The legislation that established the PQRI provides an expectation that the program will continue in some form in 2008, although the law fails to specifically fund a 2008 program. While there is uncertainty surrounding whether Congress will continue to fund the program in 2008, ACP encourages internists to participate now because it will prepare practices for future reporting. College resources should ease your participation—enabling you to collect a 2007 bonus and make the investment that will prepare you for future reporting.

When deciding whether and how to participate in the PQRI program, consider insight from ACP member colleagues. ACP has received comments from members who practice in a variety of settings about their PQRI-related plans. Here’s some of what ACP has heard so far:

  • A small gastroenterology practice is planning to focus on reporting GERD quality measures and using a template with the measures and reporting codes that enable the physician to instruct the billing staff;
  • An academic practice with an electronic health record (EHR) is setting up its system so that it automatically prints relevant information pertaining to its selected quality measures, e.g. a test result, and the quality measure code to report it, to be used by the billing staff; and
  • A member who works for an EHR vendor is working diligently to program the product to alert the physician user of eligible patients/encounters and prompt him or her to send the quality measure code to the billing system.

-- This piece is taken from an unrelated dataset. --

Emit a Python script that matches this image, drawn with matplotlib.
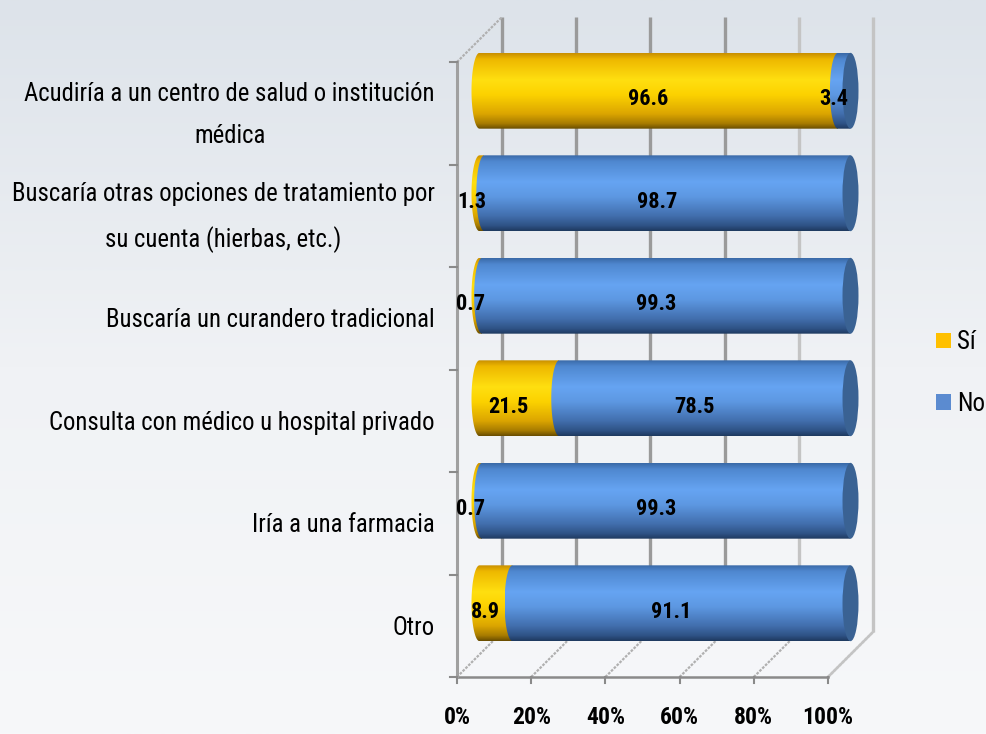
import numpy as np
import matplotlib.pyplot as plt
from matplotlib import font_manager
from matplotlib.colors import LinearSegmentedColormap
from matplotlib.patches import PathPatch, Ellipse, Patch
from matplotlib.path import Path

# busca una letra estrecha entre las instaladas
fuentes = font_manager.fontManager.ttflist
estrechas = ["Liberation Sans Narrow", "Roboto Condensed", "Open Sans Condensed",
             "Noto Sans Condensed", "DejaVu Sans Condensed"]
familia, estiramiento = "Liberation Sans", "normal"
for nombre in estrechas:
    if any(f.name == nombre for f in fuentes):
        familia = nombre
        break
else:
    for nombre in ["Noto Sans", "Roboto", "Open Sans", "DejaVu Sans"]:
        if any(f.name == nombre and f.stretch in ("condensed", "semi-condensed", "extra-condensed")
               for f in fuentes):
            familia, estiramiento = nombre, "condensed"
            break

plt.rcParams["font.family"] = [familia, "DejaVu Sans"]
plt.rcParams["font.stretch"] = estiramiento
narrow = familia != "Liberation Sans"

# categorías de arriba hacia abajo
categorias = [
    "Acudiría a un centro de salud o institución\nmédica",
    "Buscaría otras opciones de tratamiento por\nsu cuenta (hierbas, etc.)",
    "Buscaría un curandero tradicional",
    "Consulta con médico u hospital privado",
    "Iría a una farmacia",
    "Otro",
]
si = [96.6, 1.3, 0.7, 21.5, 0.7, 8.9]
no = [3.4, 98.7, 99.3, 78.5, 99.3, 91.1]
ticks = [0, 20, 40, 60, 80, 100]
tick_labels = ["0%", "20%", "40%", "60%", "80%", "100%"]

W, H = 987, 734
fig = plt.figure(figsize=(W / 100, H / 100), dpi=100)

# fondo con degradado suave
bg = fig.add_axes([0, 0, 1, 1], zorder=-10)
bg.imshow(np.linspace(0, 1, 256).reshape(-1, 1), aspect="auto",
          cmap=LinearSegmentedColormap.from_list("bg", ["#dde3ea", "#f0f2f5", "#f7f8fa"]),
          extent=[0, 1, 0, 1], origin="upper")
bg.axis("off")

# plano frontal del gráfico (en píxeles)
x0_px, x1_px, ytop_px, ybot_px = 457, 828, 62, 677
ax = fig.add_axes([x0_px / W, (H - ybot_px) / H, (x1_px - x0_px) / W, (ybot_px - ytop_px) / H])
ax.set_xlim(0, 100)
ax.set_ylim(0, 6)
ax.axis("off")

px_x = (x1_px - x0_px) / 100.0
px_y = (ybot_px - ytop_px) / 6.0
DX, DY = 45 / px_x, 45 / px_y   # profundidad de la caja 3D
R = 8 / px_x                    # semieje de las tapas elípticas
BH = 0.74                       # alto de cada cilindro

cmap_si = LinearSegmentedColormap.from_list("si", [
    (0.0, "#c99000"), (0.08, "#eeb800"), (0.35, "#ffdf10"), (0.55, "#fcd200"),
    (0.8, "#dca600"), (0.93, "#a87c00"), (1.0, "#6a4e00")])
cmap_no = LinearSegmentedColormap.from_list("no", [
    (0.0, "#3a6aa8"), (0.08, "#4f88d0"), (0.35, "#66a4f2"), (0.55, "#5d98e2"),
    (0.8, "#426fae"), (0.93, "#2f5386"), (1.0, "#1f3a60")])
cap_color = "#3a6293"

gris = "#9a9a9a"
gris_claro = "#c4c4c4"

# líneas de la pared del fondo
for t in ticks:
    c = gris if t < 80 else gris_claro
    ax.plot([t + DX, t + DX], [DY, 6 + DY], color=c, lw=2.4, zorder=1,
            clip_on=False, solid_capstyle="butt")

# suelo: líneas diagonales
for t in ticks:
    ax.plot([t, t + DX], [0, DY], color="#b0b0b0", lw=1.6, ls=(0, (1.2, 0.6)),
            zorder=1, clip_on=False)

# ejes frontales
ax.plot([0, 100], [0, 0], color="#8a8a8a", lw=1.8, zorder=2, clip_on=False)
ax.plot([0, 0], [0, 6], color="#a0a0a0", lw=2.2, zorder=2, clip_on=False)
ax.plot([0, DX], [6, 6 + DY], color="#b0b0b0", lw=1.6, ls=(0, (1.2, 0.6)), zorder=1, clip_on=False)
ax.plot([100, 100 + DX], [0, DY], color=gris_claro, lw=1.8, zorder=1, clip_on=False)
for t in ticks:
    ax.plot([t, t], [0, -6 / px_y], color="#8a8a8a", lw=1.5, clip_on=False, zorder=2)
for k in range(7):
    ax.plot([0, -7 / px_x], [k, k], color="#8a8a8a", lw=1.5, clip_on=False, zorder=2)


def cuerpo(xa, xb, yc):
    # media elipse a la izquierda + rectángulo hasta xb
    th = np.linspace(np.pi / 2, 3 * np.pi / 2, 40)
    pts = [(xa + R * np.cos(a), yc + BH / 2 * np.sin(a)) for a in th]
    pts += [(xb, yc - BH / 2), (xb, yc + BH / 2), pts[0]]
    return Path(pts, closed=True)


def segmento(xa, xb, yc, cmap, z):
    patch = PathPatch(cuerpo(xa, xb, yc), transform=ax.transData,
                      facecolor="none", edgecolor="none")
    im = ax.imshow(np.linspace(0, 1, 128).reshape(-1, 1), cmap=cmap, aspect="auto",
                   extent=[xa - R, xb, yc - BH / 2, yc + BH / 2], origin="upper",
                   zorder=z, interpolation="bilinear")
    im.set_clip_path(patch)
    im.set_clip_box(fig.bbox)


for i, cat in enumerate(categorias):
    yc_front = 5.5 - i
    yc = yc_front + DY / 2
    xs = DX / 2
    segmento(xs, xs + si[i], yc, cmap_si, 5 + i * 0.1)
    segmento(xs + si[i], xs + si[i] + no[i], yc, cmap_no, 5.02 + i * 0.1)
    ax.add_patch(Ellipse((xs + si[i] + no[i], yc), 2 * R, BH, facecolor=cap_color,
                         edgecolor="none", zorder=5.04 + i * 0.1, clip_on=False))

    # etiquetas de valores
    dxl, dyl = 12 / px_x, 14 / px_y
    for val, start in ((si[i], 0), (no[i], si[i])):
        ax.text(start + val / 2 + dxl, yc_front + dyl, f"{val:.1f}", ha="center",
                va="center", fontsize=16 if narrow else 15, fontweight="bold",
                color="black", zorder=20)

    ax.text(-22 / px_x, yc_front - 2 / px_y, cat, ha="right", va="center",
            multialignment="center", fontsize=17.8 if narrow else 15.5, color="black",
            linespacing=1.95)

for t, lab in zip(ticks, tick_labels):
    ax.text(t, -41 / px_y, lab, ha="center", va="center",
            fontsize=17 if narrow else 15, fontweight="bold")

ax.set_xlim(0, 100)
ax.set_ylim(0, 6)

fig.legend(handles=[Patch(facecolor="#ffc000"), Patch(facecolor="#5b8bd0")],
           labels=["Sí", "No"], loc="center left", bbox_to_anchor=(936 / W, 1 - 373 / H),
           frameon=False, fontsize=18 if narrow else 15, handlelength=0.6, handleheight=0.6,
           handletextpad=0.25, labelspacing=1.5, borderaxespad=0, borderpad=0)

fig.savefig("out.png", dpi=100)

ACP intends to monitor how participation varies and the extent to which successful reporting varies by practice setting.

ACP understands the importance of ensuring that members are prepared when the PQRI program starts on July 1 and that they are able to participate with minimal burden throughout the reporting period. To respond to these needs, ACP has developed the following information and tools to provide guidance:

  • a checklist that identifies the steps a physician needs to take to participate in the PQRI and a “how-to” document that provides more detailed participation guidance,
  • a list of the subset of the 74 quality measures most relevant to internists,
  • a flow sheet document/template that the physician can use at the time of the reportable encounter/event that alerts the billing staff when to report quality measures and which specific codes to report on the claim form,
  • assistance in identify the beneficiaries for which a physician would report the quality measures he or she selects to report on,
  • coding assistance tools, and
  • access to Physicians’ Information and Education Resource (PIER) clinical content for PQRI quality measures most relevant to internists.

Look for assistance tools and updates on ACP's Web site.

Your reporting experience this year and the ACP experience in working with CMS will help determine how Medicare pay-for-reporting will influence medical practice and patient experiences. ACP intends to use this collective experience not only to shape future pay-for-reporting/pay-for-performance initiatives but to guide the College’s broader effort to reform our healthcare payment system and create incentives for patient-centered care.

Despite the challenges in reporting for the last half of 2007 and the uncertainty surrounding a 2008 program, ACP encourages internists to participate in the PQRI as the experience is likely to be beneficial regardless of future changes.

Brett Baker is director of Regulatory and Insurer Affairs in ACP's Washington, D.C. office.